In this present age, we find ourselves in an alternate reality. Fractured families are commonplace. Many children are born into relationships where the marriage bands were never read. I insist: No child is illegitimate. All children garner their worth from God, not from their parents’ respective relationships.
The stepmother’s trail is wide and varied. It is most certainly a difficult path. Some fortunate stepmothers are able to foster healthy connections with birth mothers and maternal families. This is a strange and wondrous thing.

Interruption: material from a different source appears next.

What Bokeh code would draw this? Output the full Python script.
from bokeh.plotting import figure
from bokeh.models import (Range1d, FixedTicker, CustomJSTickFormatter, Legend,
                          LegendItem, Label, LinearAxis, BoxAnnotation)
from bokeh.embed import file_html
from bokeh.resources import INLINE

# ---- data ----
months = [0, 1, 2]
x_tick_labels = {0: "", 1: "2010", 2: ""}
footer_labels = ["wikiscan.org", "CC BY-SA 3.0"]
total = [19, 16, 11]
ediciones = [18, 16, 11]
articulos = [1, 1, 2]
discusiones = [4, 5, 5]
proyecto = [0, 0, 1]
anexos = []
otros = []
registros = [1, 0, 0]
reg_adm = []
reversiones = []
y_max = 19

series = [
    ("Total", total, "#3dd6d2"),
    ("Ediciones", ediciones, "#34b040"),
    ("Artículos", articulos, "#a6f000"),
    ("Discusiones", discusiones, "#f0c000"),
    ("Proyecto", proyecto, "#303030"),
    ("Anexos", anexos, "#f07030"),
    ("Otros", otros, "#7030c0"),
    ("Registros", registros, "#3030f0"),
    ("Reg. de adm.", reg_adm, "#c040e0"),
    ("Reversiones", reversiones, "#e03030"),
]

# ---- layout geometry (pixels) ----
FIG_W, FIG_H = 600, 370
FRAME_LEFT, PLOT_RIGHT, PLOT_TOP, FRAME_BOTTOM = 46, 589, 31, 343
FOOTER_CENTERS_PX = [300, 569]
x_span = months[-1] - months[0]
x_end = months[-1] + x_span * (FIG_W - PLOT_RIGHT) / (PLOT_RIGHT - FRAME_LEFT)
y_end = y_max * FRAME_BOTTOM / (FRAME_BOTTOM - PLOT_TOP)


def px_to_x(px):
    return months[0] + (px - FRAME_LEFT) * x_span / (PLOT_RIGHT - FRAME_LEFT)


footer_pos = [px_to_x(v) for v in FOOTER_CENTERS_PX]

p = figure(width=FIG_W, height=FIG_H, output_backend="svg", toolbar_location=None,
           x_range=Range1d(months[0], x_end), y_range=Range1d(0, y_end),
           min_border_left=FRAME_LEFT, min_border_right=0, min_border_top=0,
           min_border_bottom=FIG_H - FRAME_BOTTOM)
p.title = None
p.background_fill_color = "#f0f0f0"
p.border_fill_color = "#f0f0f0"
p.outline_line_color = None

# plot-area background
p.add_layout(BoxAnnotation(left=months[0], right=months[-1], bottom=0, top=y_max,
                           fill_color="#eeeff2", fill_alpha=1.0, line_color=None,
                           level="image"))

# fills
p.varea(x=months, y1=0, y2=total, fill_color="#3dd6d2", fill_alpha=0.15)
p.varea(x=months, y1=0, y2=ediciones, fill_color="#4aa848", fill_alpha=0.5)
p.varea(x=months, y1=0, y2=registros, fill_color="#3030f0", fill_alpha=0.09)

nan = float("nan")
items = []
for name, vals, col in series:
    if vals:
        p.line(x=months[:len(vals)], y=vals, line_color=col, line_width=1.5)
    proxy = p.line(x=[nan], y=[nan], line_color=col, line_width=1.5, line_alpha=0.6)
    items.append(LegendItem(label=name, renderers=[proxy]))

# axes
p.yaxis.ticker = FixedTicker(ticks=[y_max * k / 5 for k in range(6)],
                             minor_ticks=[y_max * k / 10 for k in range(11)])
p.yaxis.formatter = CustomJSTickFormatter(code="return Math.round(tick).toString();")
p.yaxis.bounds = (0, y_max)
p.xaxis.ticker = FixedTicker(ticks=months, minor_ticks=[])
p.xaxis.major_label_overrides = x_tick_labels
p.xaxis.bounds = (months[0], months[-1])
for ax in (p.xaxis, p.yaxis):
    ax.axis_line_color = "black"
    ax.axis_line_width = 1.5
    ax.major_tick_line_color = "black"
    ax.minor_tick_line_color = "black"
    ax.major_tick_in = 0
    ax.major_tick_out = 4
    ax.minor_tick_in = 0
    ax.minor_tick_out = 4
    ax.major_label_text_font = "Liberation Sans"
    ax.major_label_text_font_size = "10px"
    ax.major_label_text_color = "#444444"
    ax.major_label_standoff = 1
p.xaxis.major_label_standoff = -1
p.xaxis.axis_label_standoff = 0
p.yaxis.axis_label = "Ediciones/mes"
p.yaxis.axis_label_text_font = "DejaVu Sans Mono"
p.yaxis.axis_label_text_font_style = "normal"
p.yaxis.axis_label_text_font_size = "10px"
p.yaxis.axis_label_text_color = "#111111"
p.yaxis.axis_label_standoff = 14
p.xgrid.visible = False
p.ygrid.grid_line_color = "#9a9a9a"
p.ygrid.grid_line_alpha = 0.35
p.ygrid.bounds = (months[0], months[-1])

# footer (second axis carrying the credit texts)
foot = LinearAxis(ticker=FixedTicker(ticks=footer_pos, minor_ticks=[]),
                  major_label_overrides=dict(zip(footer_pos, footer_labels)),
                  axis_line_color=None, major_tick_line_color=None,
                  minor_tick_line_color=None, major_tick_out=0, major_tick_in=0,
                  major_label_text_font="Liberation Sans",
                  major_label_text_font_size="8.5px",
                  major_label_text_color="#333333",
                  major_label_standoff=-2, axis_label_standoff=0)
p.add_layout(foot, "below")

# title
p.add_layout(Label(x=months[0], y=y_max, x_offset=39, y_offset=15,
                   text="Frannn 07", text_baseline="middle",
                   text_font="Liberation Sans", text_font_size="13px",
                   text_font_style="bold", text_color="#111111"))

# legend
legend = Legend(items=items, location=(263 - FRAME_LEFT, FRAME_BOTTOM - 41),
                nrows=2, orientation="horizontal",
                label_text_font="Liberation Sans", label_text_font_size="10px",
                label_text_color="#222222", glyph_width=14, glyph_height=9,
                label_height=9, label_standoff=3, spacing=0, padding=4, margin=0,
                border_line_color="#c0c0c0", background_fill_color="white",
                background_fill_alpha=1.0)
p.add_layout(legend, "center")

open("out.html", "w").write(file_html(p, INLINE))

Whenever possible, two separated by divorce should insist on co-parenting with mutual respect. Parents who demonize the other — either through intentional or subtle disdain — commit emotional violence against a child. Equally outside the pale stands a parent who strives to reduce a child’s time with the other parent. Such efforts set a child up for suffering and pain.
Meanwhile, a stepmother who finds ways to support both birth parents — either the one to whom she is wed, or the other — is a kind of hero. Even more, a stepmother who assists a child in the work of claiming his or her own path is an even greater companion in the journey. She had no obligation to rear the young one. She had the opportunity and chose to do so.
Sometimes, the love of a stepmother is tough love, with the expectation of healthy boundaries. Sometimes, her love insists on accountability. Sometimes, the stepmother’s trail unfolds by offering a safe landing space for a prodigal child to return home, welcome.
Maybe one day I shall write a story of a stepmother to give witness to her wisdom and grace. Stories help audiences face fears. Perhaps we need a different mythology. Perhaps we need a wider range of heroes and characters with whom we can empathize.